TIME Archaeology

The Strangest Beast on the First Americans’ Menu

Remains of the day: post-Clovis humans consider what used to be called dinner
Remains of the day: post-Clovis humans consider what used to be called dinner RONALDO SCHEMIDT; AFP/Getty Images

An early ancestor of the elephant and an early ancestor of modern humans lived together in North America. That was good news for the hungry people, but not for the proto-elephants

There were a lot of things on the menu for early Americans—deer, antelope, buffalo. But if you really wanted to eat well, and you were an especially early early American, there was nothing quite like a good haunch of gomphothere. That, it turns out, may have been one of the staples of the prehistoric Clovis culture, and while plenty of people never heard of this particular predator or its prey, the fact that they crossed paths is very big news.

The Clovis people are believed to be the earliest occupants of North America, arriving in the southwestern part of the continent somewhere between 13,000 and 13,500 years ago. Gomphotheres, a faintly freakish, four-tusked ancestor of the elephant, had the humans beat by a lot, first appearing on the scene as far back as 33 million years ago. The scientific wisdom had always been that the two species never co-existed, but the scientific wisdom hadn’t reckoned with a site called El Fin del Mundo (the end of the world) in northwestern Mexico.
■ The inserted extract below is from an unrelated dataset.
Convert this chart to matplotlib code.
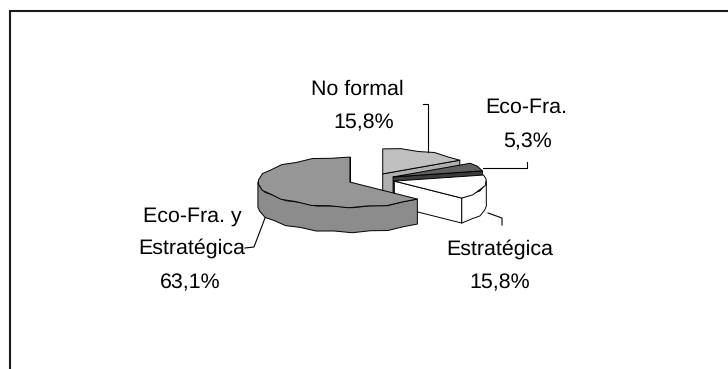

Researchers from the University of Arizona, the National Autonomous University of Mexico and elsewhere began exploring the site in 2007, after a local rancher reported finding animal remains. They continued digging until 2012, and in a paper just published in Proceedings of the National Academy of Sciences (PNAS), revealed conclusive proof that the gomphotheres thundered and the Clovis people hunted at the same time and in the same place—and the Clovis got the better of the deal.

The first discoveries at the site were a few complete Clovis spear points, along with bones that appeared to be from a large bison. That made it a nice find, but hardly a remarkable one. The following year, however, the investigators unearthed a mandible that was not remotely bison-like, but was entirely gomphothere-like, and that changed everything.
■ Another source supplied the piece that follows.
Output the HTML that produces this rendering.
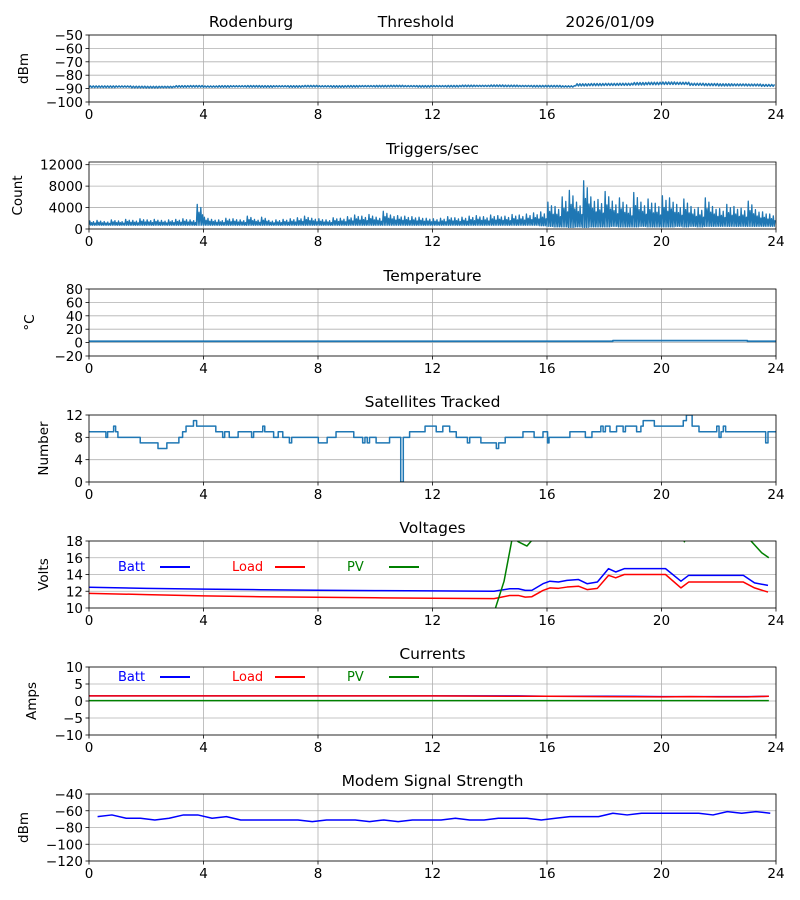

Further digging revealed the complete remains of two gomphotheres—one 13 to 24 years old and the other a comparative juvenile at 10-12 years old. Mingled in with the bones were more spear points and though weathering on the bones made it hard to look for the cut marks and gouges that usually indicate butchering, the signs of a hunt were unmistakable. For one thing, animals that die natural deaths leave bones arranged in more or less the proper skeletal configuration. In this case, however, the remains were stacked in two distinct, non-anatomical piles.

The fact that some of the spear points the investigators unearthed were mingled in with the bones suggests that the Clovis hunters either simply tossed them there after they were done with the remains, or that the points were somehow lost in the flesh of the carcass and too hard to retrieve. The condition of the points suggests they may indeed have been well-embedded. “Three of the four points are complete,” the researchers wrote, “but the fourth is missing its base due to an impact-related snap.”
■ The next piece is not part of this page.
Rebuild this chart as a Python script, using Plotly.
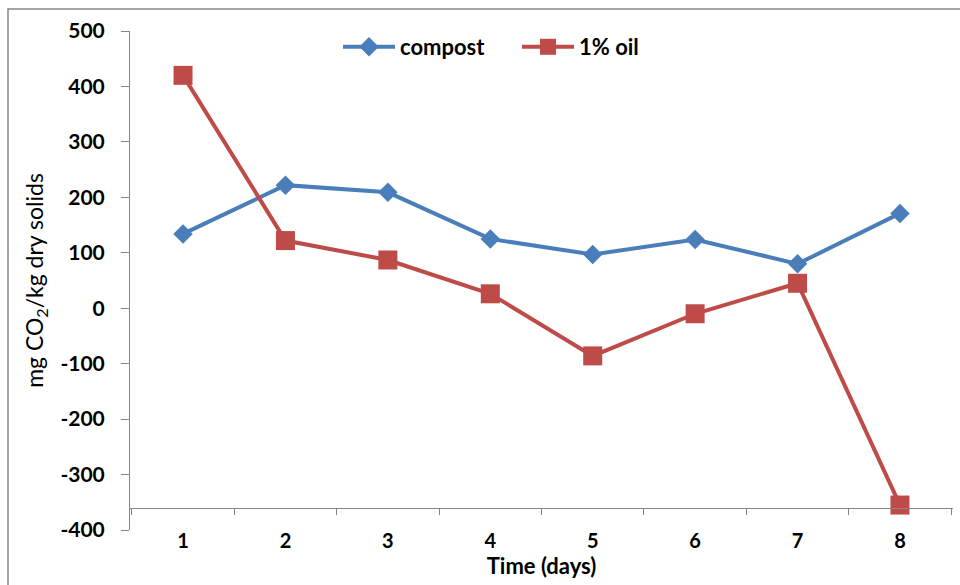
import plotly.graph_objects as go

days = ["1", "2", "3", "4", "5", "6", "7", "8"]
compost = [134, 222, 209, 125, 97, 124, 80, 171]
oil = [420, 122, 87, 26, -86, -10, 45, -355]
y_ticks = [-400, -300, -200, -100, 0, 100, 200, 300, 400, 500]

W, H = 960, 585
ML, MR, MT, MB = 130, 7, 31, 55
PW, PH = W - ML - MR, H - MT - MB
y_min, y_max = -400, 500
x_cross = -360  # value where the horizontal axis crosses

BLUE = "#4A7EBB"
RED = "#BE4B48"
AXC = "#868686"
FONT = "Lato"

fig = go.Figure()
fig.add_trace(go.Scatter(
    x=days, y=compost, name="compost", mode="lines+markers",
    line=dict(color=BLUE, width=4),
    marker=dict(symbol="diamond", size=15, color=BLUE),
))
fig.add_trace(go.Scatter(
    x=days, y=oil, name="1% oil", mode="lines+markers",
    line=dict(color=RED, width=4),
    marker=dict(symbol="square", size=19, color=RED),
))

pos = (x_cross - y_min) / (y_max - y_min)

# outer chart border (left/top visible)
bx0 = (8 - ML) / PW
by1 = (H - MB - 9) / PH
fig.add_shape(type="rect", xref="paper", yref="paper",
              x0=bx0, x1=1.2, y0=-0.3, y1=by1,
              line=dict(color=AXC, width=1.5), fillcolor="rgba(0,0,0,0)", layer="below")

leg_y = (H - MB - 47) / PH
leg_x = (338 - ML) / PW

fig.update_layout(
    width=W, height=H,
    margin=dict(l=ML, r=MR, t=MT, b=MB, autoexpand=False),
    paper_bgcolor="white", plot_bgcolor="white",
    font=dict(family=FONT, color="black"),
    showlegend=True,
    legend=dict(orientation="h", x=leg_x, y=leg_y, xanchor="left", yanchor="middle",
                font=dict(family=FONT, size=22, color="black", weight="bold"),
                itemwidth=52,
                bgcolor="rgba(0,0,0,0)", entrywidth=112, entrywidthmode="pixels"),
    xaxis=dict(
        type="category", anchor="free", position=pos, automargin=False,
        showline=True, linecolor=AXC, linewidth=1,
        ticks="outside", tickson="boundaries", ticklen=6, tickcolor=AXC,
        showgrid=False, zeroline=False,
        tickfont=dict(family=FONT, size=20, color="black", weight="bold"),
        ticklabelstandoff=15,
        title=dict(text="Time (days)", font=dict(family=FONT, size=22, color="black", weight="bold"),
                   standoff=6),
    ),
    yaxis=dict(
        range=[y_min, y_max], tickvals=y_ticks, ticktext=[str(v) for v in y_ticks],
        automargin=False,
        showline=True, linecolor=AXC, linewidth=1,
        ticks="outside", ticklen=8, tickcolor=AXC,
        showgrid=False, zeroline=False,
        tickfont=dict(family=FONT, size=21, color="black", weight="bold"),
        ticklabelstandoff=12,
        title=dict(text="mg CO<sub>2</sub>/kg dry solids",
                   font=dict(family=FONT, size=23, color="black"), standoff=10),
    ),
)

fig.write_html("out.html", config={"displayModeBar": False},
               post_script="document.body.style.margin='0';")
History was not kind to either the gomphothere or the Clovis culture. The proto-elephants eventually died off and were replaced by the modern, two-tusked model. And the Clovis culture eventually dispersed and settled into different sub-cultures, each adapting to the conditions on its own part of the continent. Some archaeologists think that the gomphothere might have had the last laugh, since the end of the Clovis line could have been caused by the disappearance of it and other such “megafauna” to hunt. The prey went down, but it may have taken the predator culture with it.